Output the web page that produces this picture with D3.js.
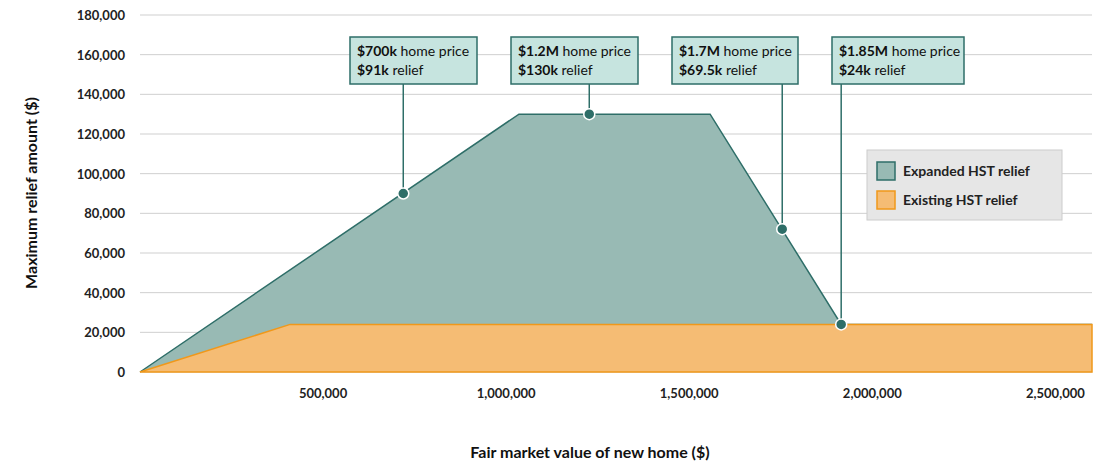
★ ★ ★ ★ ★
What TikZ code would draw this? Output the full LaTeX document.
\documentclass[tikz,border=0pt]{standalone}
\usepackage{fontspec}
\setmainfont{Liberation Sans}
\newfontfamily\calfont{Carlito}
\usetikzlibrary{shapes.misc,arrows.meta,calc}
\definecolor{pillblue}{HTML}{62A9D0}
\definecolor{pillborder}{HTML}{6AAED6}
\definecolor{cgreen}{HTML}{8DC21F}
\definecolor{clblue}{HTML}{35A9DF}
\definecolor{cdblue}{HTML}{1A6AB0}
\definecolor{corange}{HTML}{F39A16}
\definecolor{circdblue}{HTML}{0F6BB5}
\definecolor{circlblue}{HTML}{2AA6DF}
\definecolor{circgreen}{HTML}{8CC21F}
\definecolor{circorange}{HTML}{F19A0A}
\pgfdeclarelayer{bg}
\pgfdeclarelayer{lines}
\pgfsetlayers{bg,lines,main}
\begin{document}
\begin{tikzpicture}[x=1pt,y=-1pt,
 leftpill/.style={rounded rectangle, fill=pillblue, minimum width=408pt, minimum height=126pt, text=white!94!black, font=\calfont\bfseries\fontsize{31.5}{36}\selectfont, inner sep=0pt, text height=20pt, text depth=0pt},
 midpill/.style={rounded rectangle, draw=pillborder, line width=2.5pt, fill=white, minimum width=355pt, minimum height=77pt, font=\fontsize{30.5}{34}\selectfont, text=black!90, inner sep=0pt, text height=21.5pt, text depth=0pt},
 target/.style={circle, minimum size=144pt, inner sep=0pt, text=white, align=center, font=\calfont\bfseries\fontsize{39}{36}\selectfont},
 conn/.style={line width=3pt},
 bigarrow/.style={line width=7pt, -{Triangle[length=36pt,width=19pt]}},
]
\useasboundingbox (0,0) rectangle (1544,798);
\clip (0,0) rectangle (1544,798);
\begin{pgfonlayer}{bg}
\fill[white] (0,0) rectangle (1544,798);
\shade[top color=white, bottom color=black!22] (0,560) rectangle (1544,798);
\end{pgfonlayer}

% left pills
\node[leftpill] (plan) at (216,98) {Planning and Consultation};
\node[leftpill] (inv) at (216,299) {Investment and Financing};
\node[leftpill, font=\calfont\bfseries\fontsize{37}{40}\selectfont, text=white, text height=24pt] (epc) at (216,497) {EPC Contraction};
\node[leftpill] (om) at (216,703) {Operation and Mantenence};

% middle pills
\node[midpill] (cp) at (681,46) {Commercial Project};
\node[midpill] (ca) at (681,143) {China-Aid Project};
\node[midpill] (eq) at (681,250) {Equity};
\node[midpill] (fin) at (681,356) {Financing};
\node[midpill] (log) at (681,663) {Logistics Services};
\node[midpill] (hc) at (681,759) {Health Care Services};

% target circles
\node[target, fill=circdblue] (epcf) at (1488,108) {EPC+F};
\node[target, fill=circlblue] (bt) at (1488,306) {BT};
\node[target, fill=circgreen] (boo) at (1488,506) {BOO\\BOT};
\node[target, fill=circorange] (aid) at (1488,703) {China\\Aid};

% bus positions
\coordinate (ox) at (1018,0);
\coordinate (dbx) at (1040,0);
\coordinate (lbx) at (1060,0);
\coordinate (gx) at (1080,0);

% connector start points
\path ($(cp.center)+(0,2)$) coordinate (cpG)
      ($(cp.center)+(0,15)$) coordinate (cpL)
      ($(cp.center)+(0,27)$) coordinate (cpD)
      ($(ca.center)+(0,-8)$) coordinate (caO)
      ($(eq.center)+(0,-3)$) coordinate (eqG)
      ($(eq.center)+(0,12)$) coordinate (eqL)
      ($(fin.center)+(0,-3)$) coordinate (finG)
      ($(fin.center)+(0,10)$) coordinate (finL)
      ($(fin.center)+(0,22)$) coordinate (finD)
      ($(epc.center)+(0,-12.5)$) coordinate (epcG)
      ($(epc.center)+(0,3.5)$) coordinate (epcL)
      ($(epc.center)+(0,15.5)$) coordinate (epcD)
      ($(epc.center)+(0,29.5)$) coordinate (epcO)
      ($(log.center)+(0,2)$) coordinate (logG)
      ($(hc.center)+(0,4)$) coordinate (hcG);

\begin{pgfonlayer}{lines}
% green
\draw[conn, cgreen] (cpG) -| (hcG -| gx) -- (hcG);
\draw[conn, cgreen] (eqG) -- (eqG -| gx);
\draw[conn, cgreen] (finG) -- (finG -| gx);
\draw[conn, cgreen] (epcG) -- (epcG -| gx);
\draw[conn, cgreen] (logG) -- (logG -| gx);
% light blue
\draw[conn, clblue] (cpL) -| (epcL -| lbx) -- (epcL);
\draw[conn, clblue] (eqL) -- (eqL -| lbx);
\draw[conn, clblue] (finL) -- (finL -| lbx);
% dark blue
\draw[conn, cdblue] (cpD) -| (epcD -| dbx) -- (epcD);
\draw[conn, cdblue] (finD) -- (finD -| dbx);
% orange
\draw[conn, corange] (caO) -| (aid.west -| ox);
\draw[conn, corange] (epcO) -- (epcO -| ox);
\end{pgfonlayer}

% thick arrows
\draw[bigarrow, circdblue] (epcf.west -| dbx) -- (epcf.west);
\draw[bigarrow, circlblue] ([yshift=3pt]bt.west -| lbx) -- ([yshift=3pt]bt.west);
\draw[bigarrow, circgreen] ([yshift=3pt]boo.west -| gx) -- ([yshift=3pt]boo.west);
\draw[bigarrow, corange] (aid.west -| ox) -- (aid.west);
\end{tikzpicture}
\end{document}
★ ★ ★ ★ ★
> **Exercise aim**
Collect, from the material above, every line containing the word "this".

> **The solution**
Output the web page that produces this picture with D3.js.
What TikZ code would draw this? Output the full LaTeX document.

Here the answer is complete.